これらを見ていると、残念ながらいまもプロドライバーによる飲酒事故が各地で発生していることがよくわかります。トラックを扱うプロでもこうなのですから、いったいこれまで、どのくらいの人が飲酒事故の犠牲になってきたことでしょう。
<飲酒運転阻止の「最後の切り札」普及求める声…エンジン連動の検知装置「義務化進めて」:地域ニュース : 読売新聞>
上記記事によれば、全日本トラック協会は、アルコール・インターロックの購入費用として、2013年度から1台あたり最大2万円を助成しているそうです。しかし、申請は2022年度までの累計で803台にとどまるとのこと。

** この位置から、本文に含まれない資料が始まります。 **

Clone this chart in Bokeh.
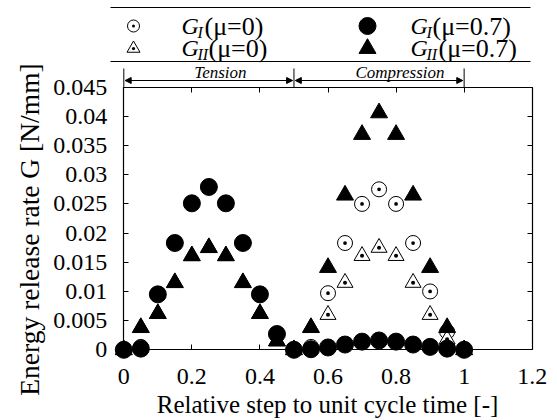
from math import pi
from bokeh.plotting import figure
from bokeh.models import (Range1d, LinearAxis, FixedTicker, CustomJSTickFormatter,
                          ColumnDataSource, Arrow, NormalHead)
from bokeh.core.properties import value
from bokeh.embed import file_html
from bokeh.resources import INLINE

# ---------------- data ----------------
step = [0.00, 0.05, 0.10, 0.15, 0.20, 0.25, 0.30, 0.35, 0.40, 0.45, 0.50,
        0.55, 0.60, 0.65, 0.70, 0.75, 0.80, 0.85, 0.90, 0.95, 1.00]
g1_mu0 = [0, 0.0005, 0.0095, 0.0183, 0.0251, 0.0279, 0.0251, 0.0183, 0.0095, 0.0027, 0,
          0.0005, 0.0097, 0.0183, 0.0250, 0.0275, 0.0250, 0.0183, 0.0100, 0.0031, 0]
g1_mu07 = [0, 0.0002, 0.0095, 0.0183, 0.0251, 0.0279, 0.0251, 0.0183, 0.0095, 0.0027, 0,
           0.0001, 0.0004, 0.0009, 0.0014, 0.0016, 0.0014, 0.0009, 0.0005, 0.0002, 0]
g2_mu0 = [0, 0.0038, 0.0062, 0.0115, 0.0161, 0.0175, 0.0161, 0.0115, 0.0062, 0.0015, 0,
          0.0038, 0.0060, 0.0115, 0.0161, 0.0175, 0.0161, 0.0115, 0.0060, 0.0018, 0]
g2_mu07 = [0, 0.0038, 0.0062, 0.0115, 0.0161, 0.0175, 0.0161, 0.0115, 0.0062, 0.0015, 0,
           0.0038, 0.0141, 0.0265, 0.0369, 0.0406, 0.0369, 0.0265, 0.0141, 0.0038, 0]

x_ticks = [0, 0.2, 0.4, 0.6, 0.8, 1.0, 1.2]
x_tick_labels = ["0", "0.2", "0.4", "0.6", "0.8", "1", "1.2"]
y_ticks = [0, 0.005, 0.01, 0.015, 0.02, 0.025, 0.03, 0.035, 0.04, 0.045]
y_tick_labels = ["0", "0.005", "0.01", "0.015", "0.02", "0.025", "0.03", "0.035", "0.04", "0.045"]

phase_names = ["Tension", "Compression"]
phase_bounds = [0.0, 0.5, 1.0]
phase_label_x = [0.284, 0.8115]

x_title = "Relative step to unit cycle time [-]"
y_title = "Energy release rate G [N/mm]"

# ---------------- layout ----------------
W, H = 557, 420
X0_PX, X12_PX = 123.3, 531.7     # screen x of x=0 and x=1.2
Y0_PX, Y45_PX = 349.3, 86.7      # screen y of y=0 and y=0.045
kx = (X12_PX - X0_PX) / 1.2
ky = (Y0_PX - Y45_PX) / 0.045
FONT = "Liberation Serif"
X_MIN, X_MAX = x_ticks[0], x_ticks[-1]
Y_MIN, Y_MAX = y_ticks[0], y_ticks[-1]

p = figure(width=W, height=H, output_backend="svg", toolbar_location=None,
           x_range=Range1d(-X0_PX / kx, (W - X0_PX) / kx),
           y_range=Range1d(-(H - Y0_PX) / ky, Y0_PX / ky),
           x_axis_type=None, y_axis_type=None, min_border=0,
           background_fill_color="white", border_fill_color="white")
p.outline_line_color = None
p.extra_x_ranges = {"px": Range1d(0, W)}
p.extra_y_ranges = {"px": Range1d(H, 0)}


def make_axis(fixed, bounds, ticks):
    return LinearAxis(fixed_location=fixed, bounds=bounds, ticker=FixedTicker(ticks=ticks),
                      formatter=CustomJSTickFormatter(code="return ''"),
                      major_tick_in=5, major_tick_out=0, major_label_text_font_size="1px",
                      minor_tick_line_color=None, axis_line_color="black",
                      major_tick_line_color="black", axis_line_width=1.2)


p.add_layout(make_axis(Y_MIN, (X_MIN, X_MAX), x_ticks), "below")
p.add_layout(make_axis(Y_MAX, (X_MIN, X_MAX), x_ticks), "above")
p.add_layout(make_axis(X_MIN, (Y_MIN, Y_MAX), y_ticks), "left")
p.add_layout(make_axis(X_MAX, (Y_MIN, Y_MAX), y_ticks), "right")

# tick labels (serif), placed at the tick values through the plot scales
p.text(x=x_ticks, y=[Y_MIN] * len(x_ticks), text=x_tick_labels, y_offset=27,
       text_align="center", text_baseline="middle", text_font=value(FONT),
       text_font_size="24px", text_color="black")
p.text(x=[X_MIN] * len(y_ticks), y=y_ticks, text=y_tick_labels, x_offset=-16.5,
       text_align="right", text_baseline="middle", text_font=value(FONT),
       text_font_size="24px", text_color="black")

# ---------------- series ----------------
src = ColumnDataSource(dict(step=step, g1_mu0=g1_mu0, g1_mu07=g1_mu07,
                            g2_mu0=g2_mu0, g2_mu07=g2_mu07))
p.scatter("step", "g1_mu0", source=src, marker="circle_dot", size=15,
          fill_color="white", line_color="black", line_width=1)
p.scatter("step", "g2_mu0", source=src, marker="triangle_dot", size=16,
          fill_color="white", line_color="black", line_width=1)
p.scatter("step", "g2_mu07", source=src, marker="triangle", size=17,
          fill_color="black", line_color="black")
p.scatter("step", "g1_mu07", source=src, marker="circle", size=17,
          fill_color="black", line_color="black")

# ---------------- phase arrows ----------------
y_arrow = Y_MAX + (Y45_PX - 80) / ky
y_bar = Y_MAX + (Y45_PX - 68) / ky
y_phase_lbl = Y_MAX + (Y45_PX - 71.5) / ky
p.segment(x0=phase_bounds, y0=[Y_MAX] * 3, x1=phase_bounds, y1=[y_bar] * 3,
          line_color="black", line_width=1)
gap = 0.004
for i in range(2):
    p.add_layout(Arrow(x_start=phase_bounds[i] + gap, x_end=phase_bounds[i + 1] - gap,
                       y_start=y_arrow, y_end=y_arrow, line_width=1, line_color="black",
                       start=NormalHead(size=6, fill_color="black", line_color="black", line_width=1),
                       end=NormalHead(size=6, fill_color="black", line_color="black", line_width=1)))
p.text(x=phase_label_x, y=[y_phase_lbl] * 2, text=phase_names, text_align="center",
       text_baseline="middle", text_font=value(FONT), text_font_style="italic",
       text_font_size="17px", text_color="black")

# ---------------- legend (manual) ----------------
p.segment(x0=[110, 110], y0=[7, 61], x1=[530, 530], y1=[7, 61],
          x_range_name="px", y_range_name="px", line_color="black", line_width=1)
p.scatter(x=[133, 133, 367, 367], y=[25.5, 48, 25.5, 48],
          marker=["circle_dot", "triangle_dot", "circle", "triangle"],
          size=[12, 13, 17, 17], fill_color=["white", "white", "black", "black"],
          line_color="black", x_range_name="px", y_range_name="px")
p.text(x=[181, 181, 410, 410], y=[25.5, 47.5, 25.5, 47.5], text=["G", "G", "G", "G"],
       x_range_name="px", y_range_name="px", text_font=value(FONT), text_font_style="italic",
       text_font_size="24px", text_baseline="middle", text_align="left", text_color="black")
p.text(x=[197, 197, 426, 426], y=[32, 54, 32, 54], text=["I", "II", "I", "II"],
       x_range_name="px", y_range_name="px", text_font=value(FONT), text_font_style="italic",
       text_font_size="16px", text_baseline="middle", text_align="left", text_color="black")
p.text(x=[204, 208, 432, 438], y=[25.5, 47.5, 25.5, 47.5],
       text=["(μ=0)", "(μ=0)", "(μ=0.7)", "(μ=0.7)"],
       x_range_name="px", y_range_name="px", text_font=value(FONT),
       text_font_size="26px", text_baseline="middle", text_align="left", text_color="black")

# ---------------- axis titles ----------------
p.text(x=[327], y=[404], text=[x_title], x_range_name="px", y_range_name="px",
       text_align="center", text_baseline="middle", text_font=value(FONT),
       text_font_size="25px", text_color="black")
p.text(x=[29], y=[229], text=[y_title], x_range_name="px", y_range_name="px", angle=pi / 2,
       text_align="center", text_baseline="middle", text_font=value(FONT),
       text_font_size="27.5px", text_color="black")

open("out.html", "w").write(file_html(p, INLINE))
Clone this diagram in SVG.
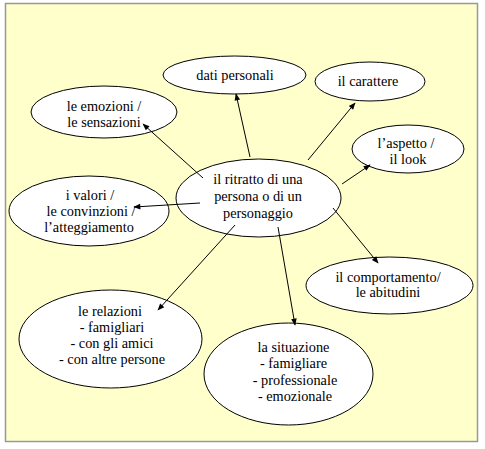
<svg xmlns="http://www.w3.org/2000/svg" width="485" height="449" viewBox="0 0 485 449">
<style>
.bg{fill:#FFFFCC;stroke:#999999;stroke-width:1.5}
.n ellipse{fill:#FFFFFF;stroke:#000000;stroke-width:1}
.n text{font-family:'Liberation Serif',serif;font-size:14.3px;fill:#000000;text-anchor:middle}
.c line{stroke:#000000;stroke-width:1;marker-end:url(#ah)}
</style>
<defs>
<marker id="ah" viewBox="0 0 10 10" refX="9" refY="5" markerWidth="8" markerHeight="7" markerUnits="userSpaceOnUse" orient="auto">
<path d="M0,1 L10,5 L0,9 Z" fill="#000000"/>
</marker>
</defs>
<rect class="bg" x="5.5" y="3.5" width="472" height="438"/>
<g id="dati" class="n">
<ellipse cx="234.5" cy="75" rx="71.5" ry="19"/>
<text x="235" y="80">dati personali</text>
</g>
<g id="carattere" class="n">
<ellipse cx="370" cy="81.5" rx="55" ry="19.5"/>
<text x="368" y="86">il carattere</text>
</g>
<g id="emozioni" class="n">
<ellipse cx="104" cy="112" rx="73" ry="26"/>
<text x="104" y="111">le emozioni /</text>
<text x="104" y="127">le sensazioni</text>
</g>
<g id="aspetto" class="n">
<ellipse cx="408" cy="149" rx="56" ry="24"/>
<text x="406" y="148">l’aspetto /</text>
<text x="408" y="164">il look</text>
</g>
<g id="centro" class="n">
<ellipse cx="258.5" cy="198" rx="82.5" ry="39"/>
<text x="258" y="184">il ritratto di una</text>
<text x="258" y="201">persona o di un</text>
<text x="258" y="217.5">personaggio</text>
</g>
<g id="valori" class="n">
<ellipse cx="89" cy="211" rx="80" ry="35"/>
<text x="90" y="200">i valori /</text>
<text x="91" y="216">le convinzioni /</text>
<text x="89" y="232">l’atteggiamento</text>
</g>
<g id="comportamento" class="n">
<ellipse cx="389.5" cy="285.5" rx="83.5" ry="28.5"/>
<text x="388" y="282">il comportamento/</text>
<text x="388" y="297">le abitudini</text>
</g>
<g id="relazioni" class="n">
<ellipse cx="110.5" cy="339" rx="91.5" ry="49"/>
<text x="110" y="316">le relazioni</text>
<text x="112" y="332">- famigliari</text>
<text x="112" y="348">- con gli amici</text>
<text x="112" y="364">- con altre persone</text>
</g>
<g id="situazione" class="n">
<ellipse cx="288.5" cy="374" rx="84.5" ry="51"/>
<text x="293.5" y="352">la situazione</text>
<text x="293.5" y="368">- famigliare</text>
<text x="295" y="385">- professionale</text>
<text x="295" y="401">- emozionale</text>
</g>
<g id="connectors" class="c">
<line x1="250" y1="157" x2="236" y2="94"/>
<line x1="308" y1="160" x2="355" y2="103"/>
<line x1="203" y1="178" x2="143" y2="124"/>
<line x1="342" y1="184" x2="370" y2="165"/>
<line x1="200" y1="203" x2="134" y2="207"/>
<line x1="333" y1="208" x2="378" y2="263"/>
<line x1="235" y1="225" x2="158" y2="310"/>
<line x1="278" y1="227" x2="295" y2="325"/>
</g>
</svg>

また、国土交通省も2022年度から10万円の補助を始めましたが、同年度の実績は数台だそうです。
すでにアルコール・インターロックを自主的に導入している企業がありますが、なぜ日本は、欧米のようにこうした装置を活用して、危険な飲酒運転を徹底排除してこなかったのか。もちろん、大半のドライバーは法令を遵守し、誠実な運転をおこなっているわけですが、その中にわずかでも無法者が混ざっているという現実があるのです。
アルコール・インターロックが飲酒運転防止に効果があるのなら、国としてさらに強い方策を講じて、もっと早くに普及させることはできなかったのか。もっと早くに本腰を入れて、抑止力につながる何らかの取り組みをおこなっていたら、こんな悲しい事故を1件でも減らすことができたのではないか……、そう思うと悔しくてなりません。